Resource Pages

Monday, July 14, 2025

Promises and pitfalls of large language models in psychiatric diagnosis and knowledge tasks

Bang, C.-B., Jung, Y.-C. et al. (2025).
The British Journal of Psychiatry,
226(4), 243–244.

Abstract:

This study evaluates the performance of five large language models (LLMs), including GPT-4, in psychiatric diagnosis and knowledge tasks using a zero-shot approach. Compared to 11 psychiatry residents, GPT-4 demonstrated superior accuracy in diagnostic (F1 score: 63.41% vs. 47.43%) and knowledge tasks (85.05% vs. 62.01%). However, GPT-4 exhibited higher comorbidity error rates (30.48% vs. 0.87%), suggesting limitations in contextual understanding. When residents received GPT-4 guidance, their performance improved significantly without increasing critical errors. The findings highlight the potential of LLMs as clinical aids but underscore the need for careful integration to preserve human expertise and mitigate risks like over-reliance. Future research should compare LLMs with board-certified psychiatrists and explore multifaceted diagnostic frameworks.

Here are some thoughts:

For psychologists, these findings underscore the importance of balancing AI-assisted efficiency with human judgment.
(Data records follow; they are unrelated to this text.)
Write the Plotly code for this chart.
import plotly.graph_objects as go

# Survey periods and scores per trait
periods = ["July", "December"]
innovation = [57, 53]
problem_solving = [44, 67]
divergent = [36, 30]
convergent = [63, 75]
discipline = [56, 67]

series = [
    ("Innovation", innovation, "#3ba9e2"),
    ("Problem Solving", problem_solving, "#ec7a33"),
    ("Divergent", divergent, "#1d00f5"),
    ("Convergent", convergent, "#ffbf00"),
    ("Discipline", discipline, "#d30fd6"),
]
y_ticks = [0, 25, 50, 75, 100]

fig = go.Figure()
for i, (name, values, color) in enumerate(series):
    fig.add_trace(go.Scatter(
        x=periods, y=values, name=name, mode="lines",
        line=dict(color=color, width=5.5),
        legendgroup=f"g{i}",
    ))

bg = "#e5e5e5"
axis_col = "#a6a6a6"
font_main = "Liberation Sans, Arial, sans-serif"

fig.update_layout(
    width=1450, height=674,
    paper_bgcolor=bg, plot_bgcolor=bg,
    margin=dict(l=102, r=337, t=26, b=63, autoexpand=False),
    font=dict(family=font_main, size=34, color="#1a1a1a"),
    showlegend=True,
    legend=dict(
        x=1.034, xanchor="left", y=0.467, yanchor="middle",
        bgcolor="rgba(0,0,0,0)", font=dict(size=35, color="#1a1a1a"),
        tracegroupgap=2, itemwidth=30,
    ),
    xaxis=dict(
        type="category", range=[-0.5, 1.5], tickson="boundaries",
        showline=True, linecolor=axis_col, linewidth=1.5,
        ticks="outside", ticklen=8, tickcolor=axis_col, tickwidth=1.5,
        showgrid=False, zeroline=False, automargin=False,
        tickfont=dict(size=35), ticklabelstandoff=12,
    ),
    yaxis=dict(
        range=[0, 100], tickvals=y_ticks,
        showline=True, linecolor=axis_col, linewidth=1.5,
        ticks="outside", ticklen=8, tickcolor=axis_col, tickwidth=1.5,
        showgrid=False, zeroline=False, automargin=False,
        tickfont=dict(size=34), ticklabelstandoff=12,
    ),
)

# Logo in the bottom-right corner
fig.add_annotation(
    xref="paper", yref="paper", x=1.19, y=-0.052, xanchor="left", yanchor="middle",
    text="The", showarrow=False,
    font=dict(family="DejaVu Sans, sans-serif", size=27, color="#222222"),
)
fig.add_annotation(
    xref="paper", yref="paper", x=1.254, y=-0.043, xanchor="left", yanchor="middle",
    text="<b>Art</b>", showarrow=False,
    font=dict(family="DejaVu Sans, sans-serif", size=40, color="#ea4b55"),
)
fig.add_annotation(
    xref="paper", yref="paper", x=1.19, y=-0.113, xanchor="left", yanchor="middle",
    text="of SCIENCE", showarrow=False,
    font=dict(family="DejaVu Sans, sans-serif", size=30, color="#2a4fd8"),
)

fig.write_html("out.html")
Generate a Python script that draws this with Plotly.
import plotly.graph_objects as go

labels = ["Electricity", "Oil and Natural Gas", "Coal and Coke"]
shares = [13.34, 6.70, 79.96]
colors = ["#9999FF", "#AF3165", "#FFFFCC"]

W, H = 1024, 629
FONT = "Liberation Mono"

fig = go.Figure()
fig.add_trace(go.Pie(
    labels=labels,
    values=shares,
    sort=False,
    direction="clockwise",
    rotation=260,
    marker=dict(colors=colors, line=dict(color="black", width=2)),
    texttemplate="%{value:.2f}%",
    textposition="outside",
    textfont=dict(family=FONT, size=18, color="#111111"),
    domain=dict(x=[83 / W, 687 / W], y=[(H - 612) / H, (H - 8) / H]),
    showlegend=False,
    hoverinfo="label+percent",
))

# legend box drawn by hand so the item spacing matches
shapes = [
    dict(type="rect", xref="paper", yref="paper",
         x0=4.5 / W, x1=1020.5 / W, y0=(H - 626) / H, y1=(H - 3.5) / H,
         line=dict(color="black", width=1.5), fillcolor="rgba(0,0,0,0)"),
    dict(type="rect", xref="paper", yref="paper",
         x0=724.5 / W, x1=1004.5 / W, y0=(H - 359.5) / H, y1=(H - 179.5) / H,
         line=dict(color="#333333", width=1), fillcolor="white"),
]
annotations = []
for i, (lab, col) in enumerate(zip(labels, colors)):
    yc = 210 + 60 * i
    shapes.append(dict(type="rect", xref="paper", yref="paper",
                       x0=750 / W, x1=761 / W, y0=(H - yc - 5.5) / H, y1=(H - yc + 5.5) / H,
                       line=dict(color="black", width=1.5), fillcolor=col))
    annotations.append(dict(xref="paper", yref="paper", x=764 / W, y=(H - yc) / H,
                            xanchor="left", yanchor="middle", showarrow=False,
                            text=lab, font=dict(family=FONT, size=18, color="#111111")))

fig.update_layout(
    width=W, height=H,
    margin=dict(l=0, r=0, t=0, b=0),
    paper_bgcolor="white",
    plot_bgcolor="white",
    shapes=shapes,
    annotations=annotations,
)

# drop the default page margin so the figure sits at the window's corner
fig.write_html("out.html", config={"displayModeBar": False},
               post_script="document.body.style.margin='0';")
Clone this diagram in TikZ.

While LLMs could serve as valuable training aids or supplemental tools, their limitations emphasize the irreplaceable role of psychologists in interpreting complex patient narratives, cultural factors, and individualized care. Additionally, the study raises ethical considerations about over-reliance on AI, urging psychologists to maintain rigorous critical thinking and therapeutic rapport. Ultimately, this research calls for a thoughtful, evidence-based approach to integrating AI into mental health practice—one that leverages technological advancements while preserving the human elements essential to effective psychological care.